Why did we fear Chávez, if we did at all? What will come next? Most of it has been show so far, but in typical South American fashion it was a pretty good show. This one may have some lasting and even positive effects.
Hugo Chávez was always a man of the people in this nation unreasonably impoverished despite great wealth. His first attempt at a coup in 1992 landed him in jail, but his popularity saw him released from jail in 1994 and elected President in 1998. From there, he sought to re-make his nation as a truly socialist commonwealth, the Bolivaran Republic of Venezuela. The constitution was overhauled by 2000 and a system of social programs funded by massive oil exports (the fourth largest exporter to the US) was installed.

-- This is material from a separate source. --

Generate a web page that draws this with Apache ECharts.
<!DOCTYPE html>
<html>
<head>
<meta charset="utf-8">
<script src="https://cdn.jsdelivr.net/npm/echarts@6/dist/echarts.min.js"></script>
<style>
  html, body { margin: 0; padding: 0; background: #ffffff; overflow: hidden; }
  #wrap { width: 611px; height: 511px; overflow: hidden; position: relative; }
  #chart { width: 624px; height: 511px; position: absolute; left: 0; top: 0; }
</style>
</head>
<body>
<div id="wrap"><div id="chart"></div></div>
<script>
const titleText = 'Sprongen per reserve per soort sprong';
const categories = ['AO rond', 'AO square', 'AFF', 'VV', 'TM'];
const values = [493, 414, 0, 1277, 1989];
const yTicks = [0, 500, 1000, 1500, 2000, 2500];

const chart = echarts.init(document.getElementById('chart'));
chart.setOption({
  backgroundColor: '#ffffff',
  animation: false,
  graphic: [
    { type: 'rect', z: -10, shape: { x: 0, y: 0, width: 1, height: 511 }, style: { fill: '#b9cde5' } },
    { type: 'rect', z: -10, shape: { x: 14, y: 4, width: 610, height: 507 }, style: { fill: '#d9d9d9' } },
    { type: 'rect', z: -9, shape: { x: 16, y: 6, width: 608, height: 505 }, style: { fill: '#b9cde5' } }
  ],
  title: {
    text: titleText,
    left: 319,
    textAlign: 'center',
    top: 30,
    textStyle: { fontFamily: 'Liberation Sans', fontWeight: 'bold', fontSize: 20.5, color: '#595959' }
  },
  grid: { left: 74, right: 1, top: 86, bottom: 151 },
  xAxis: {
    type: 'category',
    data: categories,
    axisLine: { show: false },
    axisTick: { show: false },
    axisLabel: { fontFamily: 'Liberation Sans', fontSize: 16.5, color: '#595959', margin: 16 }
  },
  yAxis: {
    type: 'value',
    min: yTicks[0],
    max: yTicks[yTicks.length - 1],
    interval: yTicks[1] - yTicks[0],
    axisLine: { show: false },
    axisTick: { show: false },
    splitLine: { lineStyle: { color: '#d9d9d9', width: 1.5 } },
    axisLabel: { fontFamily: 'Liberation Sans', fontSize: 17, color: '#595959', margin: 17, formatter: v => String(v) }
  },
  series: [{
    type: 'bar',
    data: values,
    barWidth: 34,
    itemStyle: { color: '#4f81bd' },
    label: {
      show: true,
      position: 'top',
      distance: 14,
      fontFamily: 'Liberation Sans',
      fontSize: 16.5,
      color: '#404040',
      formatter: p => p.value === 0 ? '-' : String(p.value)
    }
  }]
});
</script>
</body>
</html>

“After many readings, debates, discussions, travels around the world, etcetera, I am convinced — and I believe this conviction will be for the rest of my life — that the path to a new, better and possible world is not capitalism. The path is socialism!”

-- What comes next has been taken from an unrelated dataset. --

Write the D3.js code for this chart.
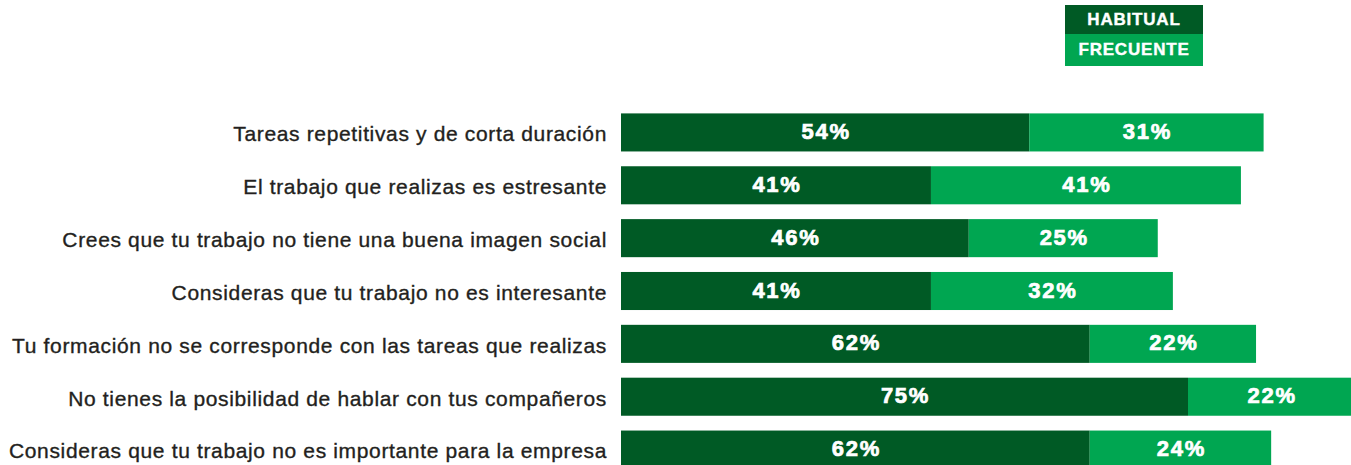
<!DOCTYPE html>
<html>
<head>
<meta charset="utf-8">
<script src="https://cdn.jsdelivr.net/npm/d3@7"></script>
<style>
  body { margin: 0; background: #fff; }
  svg { display: block; font-family: "Liberation Sans", Arial, sans-serif; }
</style>
</head>
<body>
<svg id="chart" width="1351" height="465"></svg>
<script>
const categories = [
    "Tareas repetitivas y de corta duración",
    "El trabajo que realizas es estresante",
    "Crees que tu trabajo no tiene una buena imagen social",
    "Consideras que tu trabajo no es interesante",
    "Tu formación no se corresponde con las tareas que realizas",
    "No tienes la posibilidad de hablar con tus compañeros",
    "Consideras que tu trabajo no es importante para la empresa"
];
const habitual = [54, 41, 46, 41, 62, 75, 62];
const frecuente = [31, 41, 25, 32, 22, 22, 24];
const seriesNames = ["HABITUAL", "FRECUENTE"];
const colors = ["#005a25", "#00a651"];

const svg = d3.select("#chart");

const x = d3.scaleLinear().domain([0, 100]).range([621, 621 + 756]);
const y = d3.scaleBand().domain(categories).range([106, 476]).paddingInner(0.28).paddingOuter(0.14);

const rows = categories.map((c, i) => ({ cat: c, h: habitual[i], f: frecuente[i] }));

const g = svg.selectAll("g.row").data(rows).enter().append("g").attr("class", "row");

// dark segment (habitual)
g.append("rect")
    .attr("x", x(0))
    .attr("y", d => y(d.cat))
    .attr("width", d => x(d.h) - x(0))
    .attr("height", y.bandwidth())
    .attr("fill", colors[0]);

// light segment (frecuente), stacked after the dark one
g.append("rect")
    .attr("x", d => x(d.h))
    .attr("y", d => y(d.cat))
    .attr("width", d => x(d.h + d.f) - x(d.h))
    .attr("height", y.bandwidth())
    .attr("fill", colors[1]);

// value labels
function valueLabel(sel, cx, val) {
    sel.append("text")
        .attr("x", cx)
        .attr("y", d => y(d.cat) + y.bandwidth() / 2)
        .attr("dy", "0.3em")
        .attr("text-anchor", "middle")
        .attr("fill", "#fff")
        .attr("stroke", "#fff")
        .attr("stroke-width", 0.7)
        .attr("font-weight", "bold")
        .attr("font-size", 22)
        .attr("letter-spacing", 1.7)
        .text(d => val(d) + "%");
}
valueLabel(g, d => (x(0) + x(d.h)) / 2 + 1, d => d.h);
valueLabel(g, d => (x(d.h) + x(d.h + d.f)) / 2 + 1, d => d.f);

// category labels
g.append("text")
    .attr("x", 607)
    .attr("y", d => y(d.cat) + y.bandwidth() / 2)
    .attr("dy", "0.42em")
    .attr("text-anchor", "end")
    .attr("fill", "#231f20")
    .attr("stroke", "#231f20")
    .attr("stroke-width", 0.35)
    .attr("font-size", 21)
    .attr("letter-spacing", 0.65)
    .text(d => d.cat);

// legend
const legend = svg.append("g").attr("transform", "translate(1065,5)");
seriesNames.forEach((name, i) => {
    legend.append("rect")
        .attr("x", 0)
        .attr("y", i * 29)
        .attr("width", 138)
        .attr("height", i === 0 ? 29 : 32)
        .attr("fill", colors[i]);
    legend.append("text")
        .attr("x", 69)
        .attr("y", i === 0 ? 20 : 50)
        .attr("text-anchor", "middle")
        .attr("fill", "#fff")
        .attr("stroke", "#fff")
        .attr("stroke-width", 0.4)
        .attr("font-weight", "bold")
        .attr("font-size", 17)
        .attr("letter-spacing", 0.8)
        .text(name);
});
</script>
</body>
</html>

Chávez was not without his critics, of course. Opposition radio and television was routinely banned, and leaders who took him on were often targets of investigation on dubious charges. Even his supporters sometimes wondered where all the money was going, wondering why there was not more general improvement in conditions for the people of Venezuela. Part of the problem was that those with money routinely took it out of the country, depositing it in the US and often fleeing themselves – Miami developed an active anti- Chávez community during this time.
It is hard to call him a “dictator”, however, no matter how much power he concentrated in his own hands. A 2007 referendum that would have ceded absolute control to him failed handily and Chávez respected the results. He was only willing to go so far.

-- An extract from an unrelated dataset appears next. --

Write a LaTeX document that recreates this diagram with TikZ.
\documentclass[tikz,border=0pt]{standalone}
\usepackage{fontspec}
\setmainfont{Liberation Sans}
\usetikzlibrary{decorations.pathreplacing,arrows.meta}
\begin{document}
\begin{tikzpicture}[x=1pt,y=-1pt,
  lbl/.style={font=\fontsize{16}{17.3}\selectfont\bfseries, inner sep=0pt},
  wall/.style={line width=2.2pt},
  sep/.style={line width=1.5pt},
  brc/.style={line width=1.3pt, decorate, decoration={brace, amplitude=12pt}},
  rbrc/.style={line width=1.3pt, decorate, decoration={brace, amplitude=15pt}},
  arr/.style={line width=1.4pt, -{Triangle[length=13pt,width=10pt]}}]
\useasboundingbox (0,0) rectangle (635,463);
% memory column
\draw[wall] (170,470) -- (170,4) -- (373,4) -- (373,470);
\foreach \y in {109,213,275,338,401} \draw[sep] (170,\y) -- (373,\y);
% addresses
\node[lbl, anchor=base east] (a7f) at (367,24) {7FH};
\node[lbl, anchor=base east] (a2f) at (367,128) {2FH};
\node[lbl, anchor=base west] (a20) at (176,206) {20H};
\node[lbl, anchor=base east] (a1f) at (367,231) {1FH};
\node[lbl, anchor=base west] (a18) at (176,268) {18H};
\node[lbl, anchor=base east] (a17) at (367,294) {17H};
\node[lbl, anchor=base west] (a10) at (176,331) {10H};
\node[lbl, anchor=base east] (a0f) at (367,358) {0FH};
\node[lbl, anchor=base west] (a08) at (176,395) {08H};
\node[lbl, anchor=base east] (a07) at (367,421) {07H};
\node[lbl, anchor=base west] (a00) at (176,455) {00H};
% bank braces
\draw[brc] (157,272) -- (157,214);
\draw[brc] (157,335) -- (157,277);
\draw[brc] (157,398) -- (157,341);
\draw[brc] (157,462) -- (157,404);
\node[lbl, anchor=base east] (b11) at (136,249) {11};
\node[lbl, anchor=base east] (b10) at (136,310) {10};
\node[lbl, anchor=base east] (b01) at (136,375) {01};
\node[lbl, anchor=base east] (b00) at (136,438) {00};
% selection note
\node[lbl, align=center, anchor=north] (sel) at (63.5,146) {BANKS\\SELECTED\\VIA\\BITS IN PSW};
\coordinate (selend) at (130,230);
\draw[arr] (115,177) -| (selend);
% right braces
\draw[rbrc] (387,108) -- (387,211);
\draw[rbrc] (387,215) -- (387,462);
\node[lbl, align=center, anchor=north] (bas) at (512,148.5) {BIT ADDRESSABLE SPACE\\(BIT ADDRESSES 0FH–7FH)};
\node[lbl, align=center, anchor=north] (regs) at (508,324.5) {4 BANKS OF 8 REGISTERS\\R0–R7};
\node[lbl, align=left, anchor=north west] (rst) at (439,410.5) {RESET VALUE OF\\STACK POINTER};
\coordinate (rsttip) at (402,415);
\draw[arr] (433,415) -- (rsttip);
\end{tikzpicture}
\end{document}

What mattered most, however, was the show and bluster – which had far more positive effect than most in the US will ever understand. Chávez, like his idol Simón Bolívar, stood for regional independence and cooperation. No longer did anyone have to take orders from Washington. That message resonated well and has at least partially defined leftist governments in Ecuador and, to a lesser extent, Brazil. The growing success of the region does owe some debt to Chávez. As Jimmy Carter said in a lengthy statement:
Although we have not agreed with all of the methods followed by his government, we have never doubted Hugo Chávez’s commitment to improving the lives of millions of his fellow countrymen. President Chávez will be remembered for his bold assertion of autonomy and independence for Latin American governments and for his formidable communication skills and personal connection with supporters in his country and abroad to whom he gave hope and empowerment. During his 14-year tenure, Chávez joined other leaders in Latin America and the Caribbean to create new forms of integration.
That’s pretty strong praise for our biggest bogeyman. Yet for all the talk some kind of war with the US, we remained his largest trading partner and we kept our hands off his government. Hatred of Chávez was always tempered by the simple, practical realization that he did a lot of good both in Venezuela and the region.
For my own part, I have never known what to make of the man. The over-the-top abuse of the name of Bolívar bothered me as a deep admirer of this great man. I also wondered how it was in the interests of an impoverished nation to pull oil out of the ground and load it into ships for quick cash when there was so much value to be added – as plastics and the raw materials of many industries employing millions. The clear abuses of free speech and free assembly were simply wrong. But for all of that, something had to be done to organize South America and lift it up, and that did happen.
With his passing Chávez leaves behind a terrible power vacuum that could yet rip Venezuela apart. The long stifled opposition will certainly seize its chance and try to make something happen. We can all only hope that it is peaceful and democratic – and that the region as a whole comes together now that the polarizing force is gone.
Rest in peace, Hugo Chávez. Bless you all, Venezuela.